Mumbai–Despite the volatility and mixed first quarter results from some big corporate entities, key Indian stock market indices ended higher during the trading week that ended on July 15.

Future directions, however, will depend on a host of issues, notably the way the monsoon session of parliament deals with key economic bills, analysts maintain.

Bombay Stock Exchange
Bombay Stock Exchange

The two key indices — the sensitive index (Sensex) of the BSE and the Nifty of the National Stock Exchange (NSE) — gained 2.6 per cent each last week, even though the last day of trading was marked by losses.

The 30-scrip Sensex closed with a gain of 709.60 points or 2.62 per cent at 27,836.50 points, while the 51-scrip NSE Nifty surged 218.20 points or 2.62 per cent at 8,541.40 points.

The rise was also aided by foreign portfolio investors emerging as net buyers of equities worth $1.24 billion from July 11-15, as per data with the National Securities Depository Ltd.

“This was one of those weeks when the markets did very well but somehow it didn’t feel like that. May be because of information technology results, especially Infosys (which was below expectations), and also since the last session ended on a low note,” Pankaj Sharma, Head of Equities, Equirus Securities, told IANS.

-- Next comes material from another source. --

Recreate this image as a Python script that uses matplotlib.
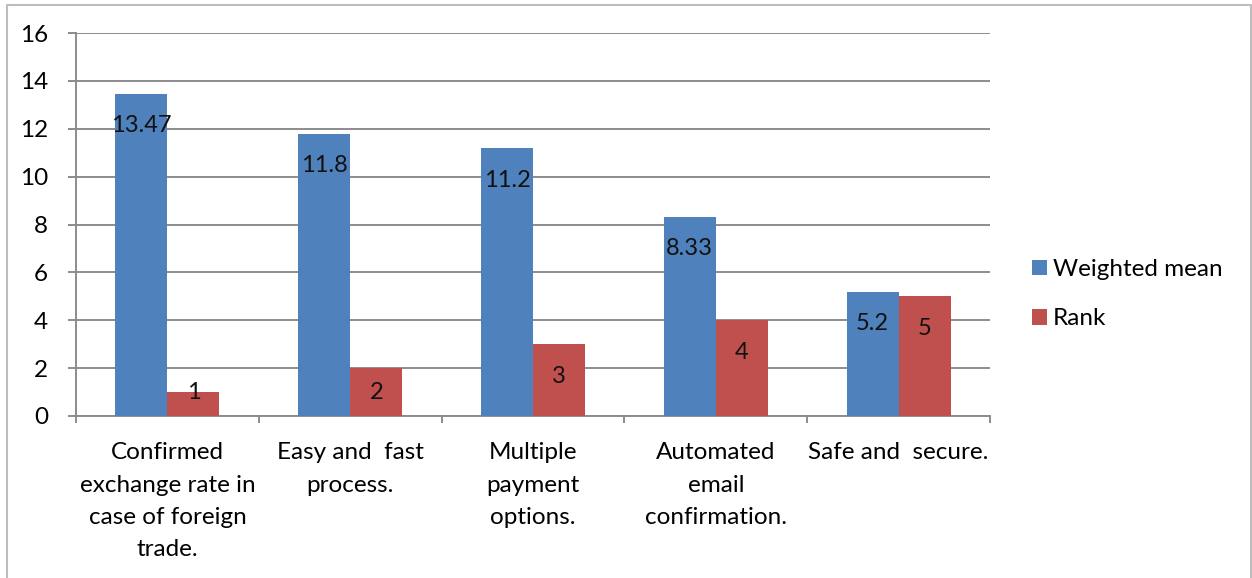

Looking ahead, analysts did not see much of an impact from the terror attack at Nice in France, but felt the passage of the goods and services tax by parliament (or not) held the key to influencing sentiments.

“The monsoon session of parliament and related developments on the passage of goods and services tax bill will be closely tracked. The markets are expecting a positive outcome. A negative outcome could be a source of disappointment,” said Devendra Nevgi, Chief Executive of ZyFin Advisors.

Anand James, Chief Market Strategist at Geojit BNP Paribas Financial Services, told IANS that the impact of the new tax regime on certain stocks was already being felt.

“The terror attack in Nice ensured that investors were largely risk-averse on Friday, but the week still registered handsome gains in goods and services tax-themed stocks as well as state owned banks,” James said.

“Improved potential for parliament’s monsoon session clearing the goods and services tax bill next week has lent a positive bias to the market lately. But being more of a long-term theme rather than a one off event, it is less likely that the week ahead will further ride on goods and services-linked stocks.”

In a limited way, macro-economic data also had an impact on stocks. Four key numbers were announced last week — retail inflation, wholesale inflation, industrial output and export-import data.This apart, the Reserve Bank is scheduled to take up its monetary policy review on August 2.

“The expectations of a rate cut have receded in view of the rise in both wholesale and retail inflation coming at 1.62 per cent and 5.77 per cent, respectively, for the month of June. Industrial production growth of 1.2 per cent was a positive surprise,” said Aggarwal.

Exports, too, logged a growth, albeit small, after 18 months of decline.

Also expected soon is the government’s announcement of the next round of capital infusion in state-run banks, for which Rs 25,000 crore has been earmarked for this fiscal. Then at an academic level, focus will also be on who is named the next governor of the Reserve Bank of India.

“The government may make the announcement on who will succeed Raghuram Rajan as the Reserve Bank Governor. This certainly would be important for investors,” said Pankaj Sharma of Equirus.

“The new Reserve Bank governor is likely to be announced shortly, keeping the focus on the rupee, which was seen giving away gains on Friday, and state owned banks, which had outperformed last week,” added James.

“Another interesting thing to note is that the some of the items which contributed positively in factory output growth are not really very good indicators of core industrial activity. For example, higher AC sales are good to see but we really doubt if 39 per cent growth in room air conditioners should be seen as a sign of industrial revival,” James said.

“We also think that because of tepid industrial production growth, there would be huge pressure on the Reserve Bank to cut rates consistently and continuously, especially after Rajan departs.”

With the results season kicking in, eyes will also be on the first quarter numbers. Among the big names, Tata Consultancy and Infosys announced theirs’ last week. But no trend emerged. Reliance Industries, though, stunned the market with higher-than-expected profits.

“While Tata Consultancy was more positive in its management commentary, Infosys not only cut the full-year guidance for revenue growth but also highlighted the challenges industry is struggling with. So, this is a divergent view from two of the most keenly watched Indian IT companies. This, in our view, makes the IT sector very interesting at this point,” Sharma said.

Nevgi added: “With the markets rallying since this month, aided by global sentiments, its important that earnings also catch up to sustain the rally or else the markets would go into an expensive zone.”